Gauge symmetry respectively gauge invariance plays a crucial role in
modern quantum field theory. Historically, the first locally gauge-invariant equations
of motion are Maxwell’s original equations for the electrical charges and currents and
the electromagnetic fields created by them. In order to keep the relation to classical
mechanics as close as possible, this chapter starts with a critical examination of global
gauge invariance, basing on Helmholtz’s interpretation of the potential energy as
“disposable work storage”. Then, Helmholtz’s explorations of the relationships
between forces and energies are sketched and extended.

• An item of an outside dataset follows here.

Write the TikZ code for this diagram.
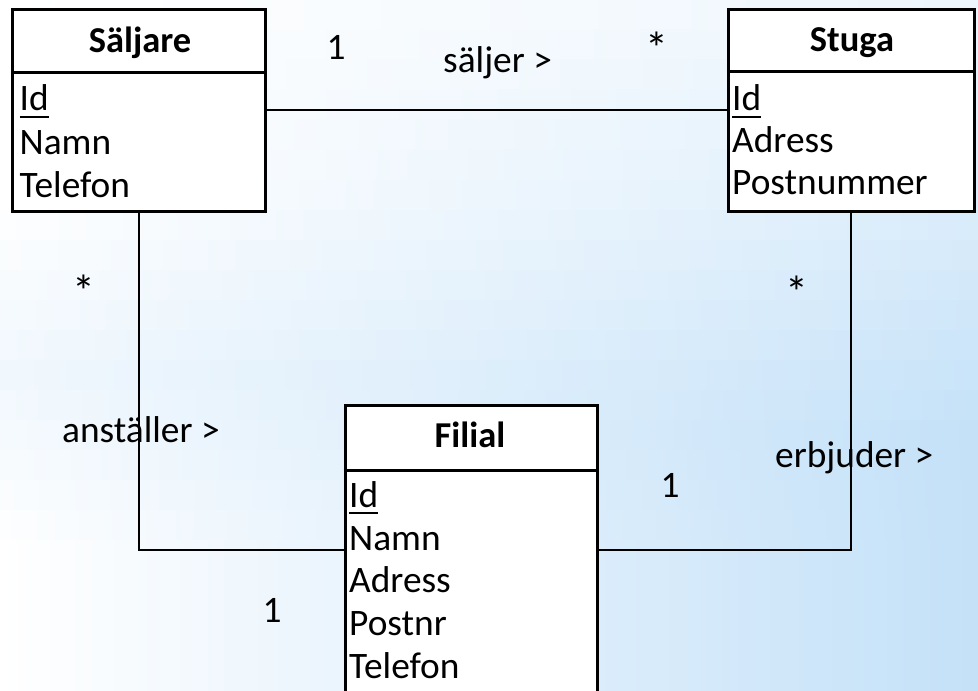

Their generalization to
quantum mechanics leads to the gauge invariance of the stationary and timedependent
Schrödinger equations. An important application is the Ehrenberg-Siday-
Aharonov-Bohm effect and its gravito-electromagnetic analog. For the sake of the
unity of physics, it is shown, how the (gravito-)electromagnetic equations can be
deduced. Here, Newton’s imaginations about the field of gravity are also exploited.
Keywords: Ehrenberg-Siday-Aharonov-Bohm effect, Energy, Field, Force, Gauge
invariance, Gauge symmetry, Gravito-electromagnetism, Helmholtz, Maxwell’s
equations, Newton, Potential Energy, Schrödinger equation, Unity of physics,
Work storage.